Grants are a flexible and effective tool in donors’ aid arsenal, but statutory donors such as DFID, USAID and DFAT can make better use of grant-making mechanisms by playing more to their unique strengths.
Better awareness and appreciation of their position
Many statutory donors use grants to try to address issues that would be better tackled by private donors (including private philanthropic donors and independent grant-making organisations, whose income derives mainly from private sources). The key weakness to this approach is that the differences between private and statutory donors are not taken into consideration.
For example, private donors operate under a different legal framework, have different stakeholders, have smaller budgets and more narrow interests, and focus on smaller geographic areas. These factors allow them to take greater risks than statutory donors when using grant-making mechanisms. While there are benefits to taking more risks, the benefits would be greater if statutory donors embraced the position that they are in, and instead of trying to act like other types of donors played to their strengths. After all, there are merits to funds coming from taxes and key stakeholders being the taxpayers. These include:
More funds and greater influence
Statutory donors have more funds and greater influence than private donors.
Make use of the right grant-making mechanism
Grant-making mechanisms come in many modalities - including, challenge funds, pooled funds, and matching-grants.

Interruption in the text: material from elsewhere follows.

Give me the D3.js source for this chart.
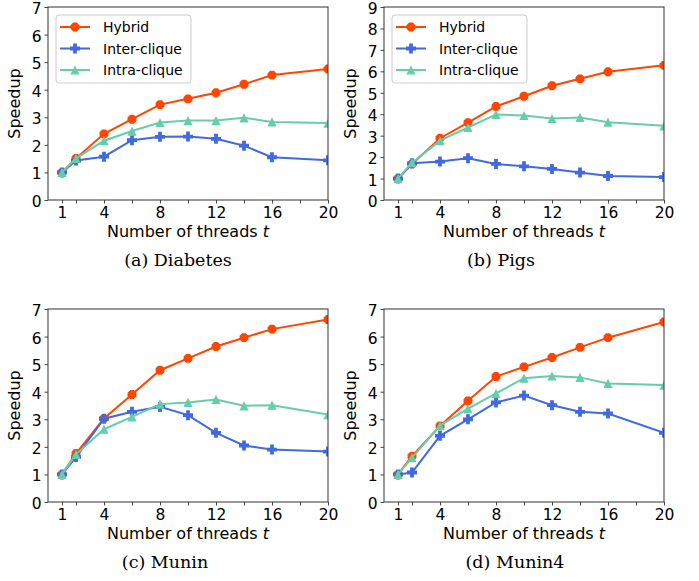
<!DOCTYPE html>
<html>
<head>
<meta charset="utf-8">
<script src="https://cdn.jsdelivr.net/npm/d3@7/dist/d3.min.js"></script>
<style>
  body { margin: 0; background: #fff; }
  svg { display: block; }
  .tick text { font-family: "DejaVu Sans", sans-serif; font-size: 15.5px; fill: #000; }
</style>
</head>
<body>
<div id="chart"></div>
<script>
// thread counts on the x axis
var threads = [1, 2, 4, 6, 8, 10, 12, 14, 16, 20];
var xTicks = [1, 2, 4, 6, 8, 10, 12, 14, 16, 18, 20];
var xTickLabels = {1: "1", 4: "4", 8: "8", 12: "12", 16: "16", 20: "20"};

var seriesNames = ["Hybrid", "Inter-clique", "Intra-clique"];

var diabetesHybrid = [1.0, 1.51, 2.40, 2.93, 3.46, 3.67, 3.89, 4.20, 4.53, 4.75];
var diabetesInter  = [1.0, 1.43, 1.57, 2.17, 2.29, 2.30, 2.22, 1.97, 1.55, 1.44];
var diabetesIntra  = [1.0, 1.51, 2.15, 2.50, 2.81, 2.88, 2.88, 2.98, 2.83, 2.79];

var pigsHybrid = [1.0, 1.68, 2.88, 3.61, 4.36, 4.84, 5.33, 5.65, 5.98, 6.28];
var pigsInter  = [1.0, 1.71, 1.79, 1.95, 1.68, 1.57, 1.45, 1.28, 1.12, 1.07];
var pigsIntra  = [1.0, 1.74, 2.77, 3.38, 3.99, 3.94, 3.80, 3.85, 3.63, 3.46];

var muninHybrid = [1.0, 1.76, 3.03, 3.90, 4.78, 5.21, 5.64, 5.96, 6.27, 6.62];
var muninInter  = [1.0, 1.63, 3.02, 3.27, 3.45, 3.15, 2.51, 2.05, 1.90, 1.83];
var muninIntra  = [1.0, 1.73, 2.64, 3.09, 3.55, 3.61, 3.72, 3.49, 3.51, 3.17];

var munin4Hybrid = [1.0, 1.66, 2.76, 3.67, 4.55, 4.90, 5.24, 5.61, 5.96, 6.53];
var munin4Inter  = [1.0, 1.07, 2.40, 3.00, 3.61, 3.86, 3.51, 3.27, 3.21, 2.51];
var munin4Intra  = [1.0, 1.61, 2.77, 3.39, 3.94, 4.49, 4.57, 4.52, 4.30, 4.24];

var colors = {"Hybrid": "#ff4500", "Inter-clique": "#4169e1", "Intra-clique": "#66cdaa"};

var panels = [
  {caption: "(a) Diabetes", ymax: 7, left: 48, top: 7, capX: 178, legend: true,
   series: [diabetesHybrid, diabetesInter, diabetesIntra]},
  {caption: "(b) Pigs", ymax: 9, left: 384, top: 7, capX: 501, legend: true,
   series: [pigsHybrid, pigsInter, pigsIntra]},
  {caption: "(c) Munin", ymax: 7, left: 48, top: 309, capX: 165, legend: false,
   series: [muninHybrid, muninInter, muninIntra]},
  {caption: "(d) Munin4", ymax: 7, left: 384, top: 309, capX: 515, legend: false,
   series: [munin4Hybrid, munin4Inter, munin4Intra]}
];

var W = 699, H = 581;
var pw = 280, ph = 193;

var svg = d3.select("#chart").append("svg")
    .attr("width", W)
    .attr("height", H);

// marker shapes: octagon, filled plus, triangle
function octagon(r) {
  var pts = [];
  for (var i = 0; i < 8; i++) {
    var a = Math.PI / 8 + i * Math.PI / 4;
    pts.push([r * Math.cos(a), r * Math.sin(a)]);
  }
  return "M" + pts.map(function(p) { return p.join(","); }).join("L") + "Z";
}
function plus(r) {
  var t = r * 0.38;
  return "M" + [[-t,-r],[t,-r],[t,-t],[r,-t],[r,t],[t,t],[t,r],[-t,r],[-t,t],[-r,t],[-r,-t],[-t,-t]]
    .map(function(p) { return p.join(","); }).join("L") + "Z";
}
function triangle(r) {
  return "M0," + (-r) + "L" + r + "," + r + "L" + (-r) + "," + r + "Z";
}
var markers = {
  "Hybrid": octagon(4.8),
  "Inter-clique": plus(5),
  "Intra-clique": triangle(4.6)
};

panels.forEach(function(p, pi) {
  var x = d3.scaleLinear().domain([0, 20]).range([0, pw]);
  var y = d3.scaleLinear().domain([0, p.ymax]).range([ph, 0]);

  var g = svg.append("g")
      .attr("transform", "translate(" + p.left + "," + p.top + ")");

  g.append("clipPath")
      .attr("id", "clip" + pi)
      .append("rect")
      .attr("width", pw)
      .attr("height", ph);

  // axes
  var xAxis = g.append("g")
      .attr("transform", "translate(0," + ph + ")")
      .call(d3.axisBottom(x)
        .tickValues(xTicks)
        .tickSize(3.5)
        .tickPadding(3)
        .tickFormat(function(d) { return xTickLabels[d] || ""; }));

  var yAxis = g.append("g")
      .call(d3.axisLeft(y)
        .ticks(p.ymax)
        .tickSize(3.5)
        .tickPadding(3)
        .tickFormat(d3.format("d")));
  yAxis.selectAll(".tick text").attr("dy", "0.42em");

  [xAxis, yAxis].forEach(function(a) {
    a.select(".domain").remove();
    a.selectAll(".tick line").attr("stroke", "#333").attr("stroke-width", 0.9);
  });

  // lines and markers
  var plot = g.append("g").attr("clip-path", "url(#clip" + pi + ")");

  p.series.forEach(function(vals, si) {
    var name = seriesNames[si];
    var pts = threads.map(function(t, i) { return {t: t, v: vals[i]}; });

    plot.append("path")
        .datum(pts)
        .attr("fill", "none")
        .attr("stroke", colors[name])
        .attr("stroke-width", 2)
        .attr("d", d3.line()
          .x(function(d) { return x(d.t); })
          .y(function(d) { return y(d.v); }));

    plot.selectAll(".m" + si)
        .data(pts)
        .enter().append("path")
        .attr("class", "m" + si)
        .attr("d", markers[name])
        .attr("fill", colors[name])
        .attr("transform", function(d) {
          return "translate(" + x(d.t) + "," + y(d.v) + ")";
        });
  });

  // frame
  g.append("rect")
      .attr("width", pw)
      .attr("height", ph)
      .attr("fill", "none")
      .attr("stroke", "#333")
      .attr("stroke-width", 1);

  // axis labels
  g.append("text")
      .attr("transform", "translate(" + (-28) + "," + (ph / 2) + ") rotate(-90)")
      .attr("text-anchor", "middle")
      .attr("font-family", "DejaVu Sans, sans-serif")
      .attr("font-size", 16)
      .text("Speedup");

  var xl = g.append("text")
      .attr("x", pw / 2)
      .attr("y", ph + 37)
      .attr("text-anchor", "middle")
      .attr("font-family", "DejaVu Sans, sans-serif")
      .attr("font-size", 16);
  xl.append("tspan").text("Number of threads ");
  xl.append("tspan").attr("font-style", "italic").text("t");

  // caption
  svg.append("text")
      .attr("x", p.capX)
      .attr("y", p.top + ph + 66)
      .attr("text-anchor", "middle")
      .attr("font-family", "DejaVu Serif, serif")
      .attr("font-size", 17.5)
      .text(p.caption);

  // legend
  if (p.legend) {
    var lg = g.append("g").attr("transform", "translate(8,8)");
    lg.append("rect")
        .attr("width", 135)
        .attr("height", 68)
        .attr("rx", 3)
        .attr("fill", "#fff")
        .attr("fill-opacity", 0.85)
        .attr("stroke", "#ccc")
        .attr("stroke-width", 1);
    seriesNames.forEach(function(name, i) {
      var row = lg.append("g").attr("transform", "translate(0," + (12 + i * 21.5) + ")");
      row.append("line")
          .attr("x1", 4).attr("x2", 34)
          .attr("stroke", colors[name])
          .attr("stroke-width", 2);
      row.append("path")
          .attr("d", markers[name])
          .attr("fill", colors[name])
          .attr("transform", "translate(19,0)");
      row.append("text")
          .attr("x", 47)
          .attr("y", 5)
          .attr("font-family", "DejaVu Sans, sans-serif")
          .attr("font-size", 14)
          .text(name);
    });
  }
});
</script>
</body>
</html>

Statutory donors should give greater consideration to which modality is best suited when addressing a particular issue. Challenge funds, for example, have been adopted by many statutory donors. But this mechanism doesn’t fit well with the constraints these donors operate under. Whereas challenge funds are all about taking risks and trying new untested approaches, statutory donors’ risk appetite is relatively low, and rightly so as they are guardians of taxpayers’ money and should take extra precautions to ensure the funds achieve maximum impact.
Statutory donors should take advantage of the flexibility the grant-making mechanism can offer and shouldn’t be constrained by following the same format as other donors. For example, in their drive for transparency and fairness, statutory donors tend to opt for an open competition application processes for their grant programme. However, this shouldn’t be a default - they should also consider direct solicitation as well as accepting unsolicited applications. Because when designing grant programme processes and procedures, the key should always be how the process or procedure will help achieve the intended goal. The same argument goes for deciding on the types of grantees - statutory donors should consider having a wider range of grantees for the same grant programme instead of restricting the eligibility criteria to one group (such as CSOs or SMEs).
Conclusion
Two major advantages that statutory donors have over private donors is that they have a larger amount of funds and the political clout needed to bring about policy change. As such, statutory donors shouldn’t follow or try to be like other donors since they operate under different constraints and answer to a different set of stakeholders. While the majority of innovative solutions to tackling issues such as disease, poverty and corruption have come as a result of grant programmes funded by private donors, without the funds and the clout that statutory donors bring, the large-scale social impact achieved would have never been what it is today.